» WHAT IS REQUIRED
Starting at the first line of the listing below, repeat each line exactly until the line containing "900, 950, 1000]", which you include. Leave out pictures.

» PROVIDED DATA
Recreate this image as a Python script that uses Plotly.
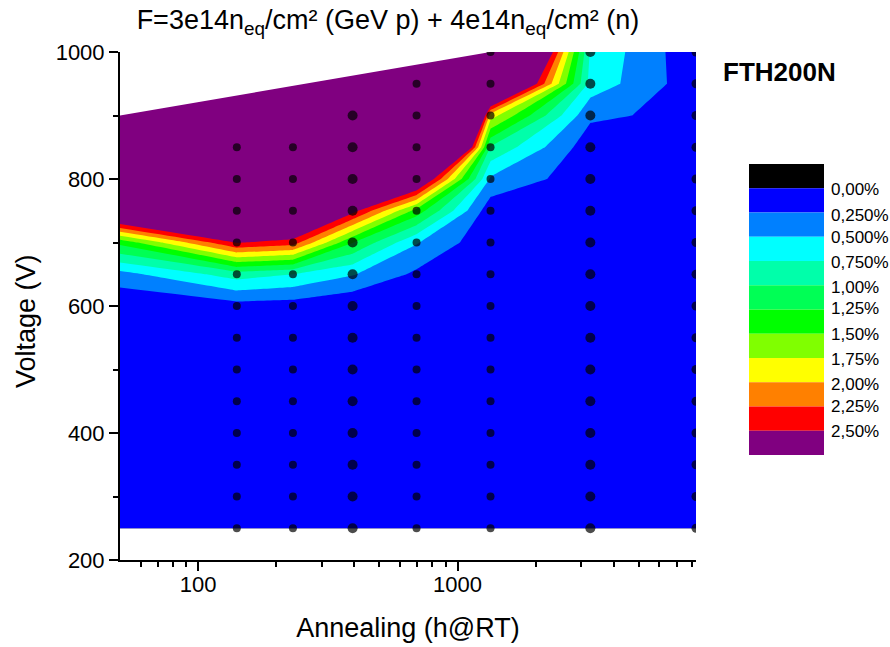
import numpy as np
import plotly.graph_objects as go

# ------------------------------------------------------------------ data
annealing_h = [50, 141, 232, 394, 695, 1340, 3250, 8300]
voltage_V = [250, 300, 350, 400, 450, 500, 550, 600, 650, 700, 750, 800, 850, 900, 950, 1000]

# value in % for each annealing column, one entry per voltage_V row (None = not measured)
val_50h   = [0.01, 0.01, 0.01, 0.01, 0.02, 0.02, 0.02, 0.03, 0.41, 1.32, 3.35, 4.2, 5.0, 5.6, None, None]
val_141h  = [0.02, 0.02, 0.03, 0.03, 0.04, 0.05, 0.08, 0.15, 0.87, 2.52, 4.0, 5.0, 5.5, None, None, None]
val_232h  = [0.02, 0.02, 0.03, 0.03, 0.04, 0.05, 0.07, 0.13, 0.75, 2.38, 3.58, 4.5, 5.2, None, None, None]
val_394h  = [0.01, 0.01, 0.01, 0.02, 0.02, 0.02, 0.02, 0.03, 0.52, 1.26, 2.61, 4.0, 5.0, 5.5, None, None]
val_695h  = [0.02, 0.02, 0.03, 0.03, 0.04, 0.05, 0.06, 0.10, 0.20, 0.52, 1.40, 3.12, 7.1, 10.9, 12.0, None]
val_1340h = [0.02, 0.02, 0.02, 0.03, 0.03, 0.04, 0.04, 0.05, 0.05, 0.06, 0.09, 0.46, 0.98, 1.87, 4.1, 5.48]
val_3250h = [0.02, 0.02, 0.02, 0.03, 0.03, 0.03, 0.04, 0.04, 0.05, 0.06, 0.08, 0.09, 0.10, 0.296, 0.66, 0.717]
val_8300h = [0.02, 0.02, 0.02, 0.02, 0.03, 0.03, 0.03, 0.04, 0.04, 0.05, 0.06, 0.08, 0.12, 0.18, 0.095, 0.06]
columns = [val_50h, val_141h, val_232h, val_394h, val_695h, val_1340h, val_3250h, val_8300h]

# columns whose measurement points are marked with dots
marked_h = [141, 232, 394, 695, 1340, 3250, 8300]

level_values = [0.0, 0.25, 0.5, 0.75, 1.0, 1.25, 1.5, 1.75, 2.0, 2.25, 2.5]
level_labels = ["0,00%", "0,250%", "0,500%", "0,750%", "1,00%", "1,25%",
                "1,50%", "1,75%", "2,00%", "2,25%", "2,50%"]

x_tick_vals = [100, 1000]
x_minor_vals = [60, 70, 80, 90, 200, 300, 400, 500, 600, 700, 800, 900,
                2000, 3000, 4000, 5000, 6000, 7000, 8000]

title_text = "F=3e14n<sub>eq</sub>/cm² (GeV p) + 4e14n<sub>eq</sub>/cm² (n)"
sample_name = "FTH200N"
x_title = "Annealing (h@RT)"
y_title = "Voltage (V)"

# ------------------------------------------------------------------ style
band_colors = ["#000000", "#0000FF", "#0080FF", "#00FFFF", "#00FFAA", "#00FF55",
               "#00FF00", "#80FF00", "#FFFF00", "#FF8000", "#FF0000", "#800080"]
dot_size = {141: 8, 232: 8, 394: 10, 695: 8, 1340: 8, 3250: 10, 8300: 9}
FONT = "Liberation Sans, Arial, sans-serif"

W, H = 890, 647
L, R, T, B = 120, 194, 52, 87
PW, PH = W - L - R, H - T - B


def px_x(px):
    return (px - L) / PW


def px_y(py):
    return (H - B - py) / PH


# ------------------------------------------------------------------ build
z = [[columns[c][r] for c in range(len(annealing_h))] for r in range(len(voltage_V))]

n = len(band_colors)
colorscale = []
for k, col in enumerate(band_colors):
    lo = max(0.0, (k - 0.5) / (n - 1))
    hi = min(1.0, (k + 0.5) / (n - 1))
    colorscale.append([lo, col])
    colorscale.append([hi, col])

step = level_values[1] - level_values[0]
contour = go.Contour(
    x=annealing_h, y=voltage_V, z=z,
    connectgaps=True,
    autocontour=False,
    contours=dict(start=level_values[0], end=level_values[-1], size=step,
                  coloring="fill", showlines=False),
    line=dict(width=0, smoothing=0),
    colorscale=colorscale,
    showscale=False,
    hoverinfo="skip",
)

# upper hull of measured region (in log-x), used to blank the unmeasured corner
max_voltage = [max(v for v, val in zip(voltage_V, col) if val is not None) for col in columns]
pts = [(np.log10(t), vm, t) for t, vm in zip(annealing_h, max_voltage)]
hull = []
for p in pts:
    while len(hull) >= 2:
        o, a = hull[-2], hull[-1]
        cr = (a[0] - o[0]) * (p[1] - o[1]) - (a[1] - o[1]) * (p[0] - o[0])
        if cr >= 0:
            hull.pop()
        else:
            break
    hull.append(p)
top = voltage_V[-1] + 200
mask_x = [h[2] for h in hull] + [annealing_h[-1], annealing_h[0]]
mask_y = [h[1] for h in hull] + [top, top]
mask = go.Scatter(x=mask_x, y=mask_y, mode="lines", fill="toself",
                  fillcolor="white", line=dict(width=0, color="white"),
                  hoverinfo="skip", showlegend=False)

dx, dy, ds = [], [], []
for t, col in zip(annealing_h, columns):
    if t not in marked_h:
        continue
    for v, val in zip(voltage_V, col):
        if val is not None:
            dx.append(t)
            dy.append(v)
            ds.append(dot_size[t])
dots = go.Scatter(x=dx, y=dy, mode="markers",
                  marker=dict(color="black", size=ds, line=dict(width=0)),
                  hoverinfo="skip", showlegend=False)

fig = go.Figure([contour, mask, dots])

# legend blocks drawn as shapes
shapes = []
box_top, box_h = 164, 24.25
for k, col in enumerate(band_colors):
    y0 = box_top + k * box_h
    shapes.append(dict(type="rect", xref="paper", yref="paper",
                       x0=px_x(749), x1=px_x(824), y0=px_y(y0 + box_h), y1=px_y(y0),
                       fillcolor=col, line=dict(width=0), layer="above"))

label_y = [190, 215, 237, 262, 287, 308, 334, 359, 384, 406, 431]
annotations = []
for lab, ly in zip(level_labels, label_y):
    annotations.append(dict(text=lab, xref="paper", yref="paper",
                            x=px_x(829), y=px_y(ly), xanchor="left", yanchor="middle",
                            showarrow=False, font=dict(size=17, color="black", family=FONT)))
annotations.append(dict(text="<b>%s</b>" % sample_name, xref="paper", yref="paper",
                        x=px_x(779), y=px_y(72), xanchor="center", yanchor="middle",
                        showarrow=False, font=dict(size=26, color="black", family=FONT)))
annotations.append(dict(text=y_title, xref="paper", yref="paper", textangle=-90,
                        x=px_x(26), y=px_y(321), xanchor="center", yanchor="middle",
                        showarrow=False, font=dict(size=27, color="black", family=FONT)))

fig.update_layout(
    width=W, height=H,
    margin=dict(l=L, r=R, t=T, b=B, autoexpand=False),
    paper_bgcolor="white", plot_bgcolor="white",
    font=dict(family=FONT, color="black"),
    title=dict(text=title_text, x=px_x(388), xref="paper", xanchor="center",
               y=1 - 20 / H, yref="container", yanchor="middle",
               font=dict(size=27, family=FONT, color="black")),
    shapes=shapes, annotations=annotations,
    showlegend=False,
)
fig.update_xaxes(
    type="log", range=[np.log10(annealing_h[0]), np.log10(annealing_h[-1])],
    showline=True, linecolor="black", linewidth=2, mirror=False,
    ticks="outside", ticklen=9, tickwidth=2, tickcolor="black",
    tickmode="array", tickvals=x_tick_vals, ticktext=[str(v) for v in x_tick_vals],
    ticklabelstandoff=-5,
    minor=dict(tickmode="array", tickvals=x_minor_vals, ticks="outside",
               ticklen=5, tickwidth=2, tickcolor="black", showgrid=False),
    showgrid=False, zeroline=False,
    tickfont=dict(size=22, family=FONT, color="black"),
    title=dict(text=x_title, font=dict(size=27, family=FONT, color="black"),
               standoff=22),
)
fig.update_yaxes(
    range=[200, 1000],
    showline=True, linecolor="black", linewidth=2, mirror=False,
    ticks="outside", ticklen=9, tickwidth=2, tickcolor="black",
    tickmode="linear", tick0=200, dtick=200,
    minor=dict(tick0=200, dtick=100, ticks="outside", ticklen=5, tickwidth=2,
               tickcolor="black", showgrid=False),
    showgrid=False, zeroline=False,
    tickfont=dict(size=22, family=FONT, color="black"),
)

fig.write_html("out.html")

» COMPLETE ANSWER
Recreate this image as a Python script that uses Plotly.
import numpy as np
import plotly.graph_objects as go

# ------------------------------------------------------------------ data
annealing_h = [50, 141, 232, 394, 695, 1340, 3250, 8300]
voltage_V = [250, 300, 350, 400, 450, 500, 550, 600, 650, 700, 750, 800, 850, 900, 950, 1000]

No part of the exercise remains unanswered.